I have worked a bit with market segmentation and data (information) quality. I don’t know how it is with first names in the United States, but in Denmark you may have a good probability with estimating an age based on your given name. The statistical bureau provides statistics for each name and birth year. So combining that with the location based demographic you will get a better response rate in direct marketing.
Nicknames
Nicknames are used very different in various cultures. In Denmark we don’t use them that much and definitely very seldom in business transactions. If you meet a Dane called Jim his name is actually Jim. If you have a clever piece of software correcting/standardizing the name to be James, well, that’s not very clever.
Sehr geehrter Herr Sørensen,
Excellent post about the common data quality challenge represented by the diversity of given names.
Unfortunately, in most of the implementations in the United States, assumptions are made based on the English language, and therefore “Jim” would always be standardized as “James” for matching purposes (although usually into a separate matching field to retain the original value for survivorship where if in five matching James records, Jim was the original given name on three or more of the records, then we would probably assume that the customer preferred to be called Jim).
I am not aware of any similar statistical tables combining given name and birth year available in the United States. However, it certainly would make sense. For example, I would assume that the 1960s had a disproportionately large distribution of Moonchild, Starflower, and Aquarius — however, probably for both genders.
Best Regards,
Non-Danish Jim, whose given name is James, not to be confused with Danish Jim, whose given name is Jim
🙂
Jezus, Jim, for a moment I thought my German CEO was commenting on a blog 🙂
A little late reply maybe but this is how SNL (Saturday Night Live) tackled this problem:
http://en.wikipedia.org/wiki/Pat_(Saturday_Night_Live)
🙂
Thanks for sharing Dario.
The Wiki article says: The central aspect of sketches featuring Pat was the inability of others to determine the character’s sex.
This reminds me about a metadata pet peeve of mine. I am in no way opposed to “sex” but I don’t like when a column is labeled “Sex”. I think “Gender” is better for data modeling.
Great post on one of the issues that plagues data quality tools at the moment. Each of the subcategories (nickname conversion, gender identification and salutation derviation) are all cases for one of your favorite tools/plugins … reference data! External reference data is the key to overcoming each of these variables!
Thanks for the reminder of how important external reference data is to the data quality / data matching realm!
Thanks William. Yes, you need external reference data that is specific to each culture.
Great points all around. Have you worked with data from some of the Slavic countries, where surnames differ based on gender? I have a female Czech friend whose surname is Keleova; her father and brother use a surname of simply Kele. I believe Russian follows the same format. How does that affect DQ tools?

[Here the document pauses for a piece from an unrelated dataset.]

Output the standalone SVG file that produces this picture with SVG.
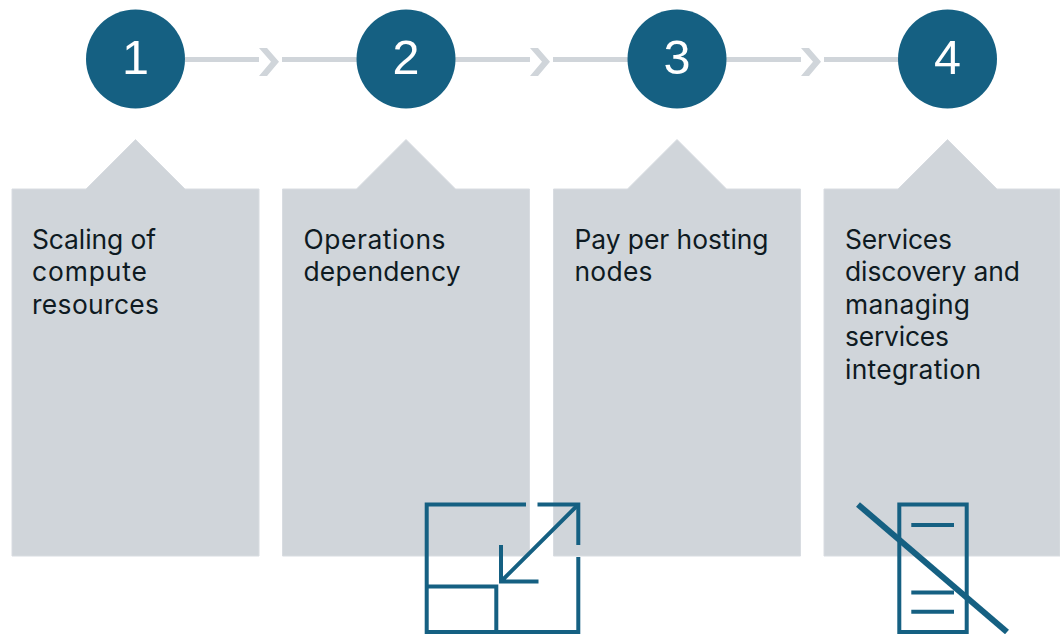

Crysta, indeed, many challenges arises when dealing with global data. Some of these are explained in the product sheet about the Omikron WorldMatch tool, like in Russian:
Михаил Горбачёв = Michail Gorbatschow
Раиса Горбачёва = Raissa Gorbatschowa
I would like to add to Henrik’s response. There are some tools on the market that are country and culture “aware”. This is a great feature. I would like to see it for other domains than names and addresses too but I guess that will be hard to develop?
Great article and great points raised both; in the content and the comments above.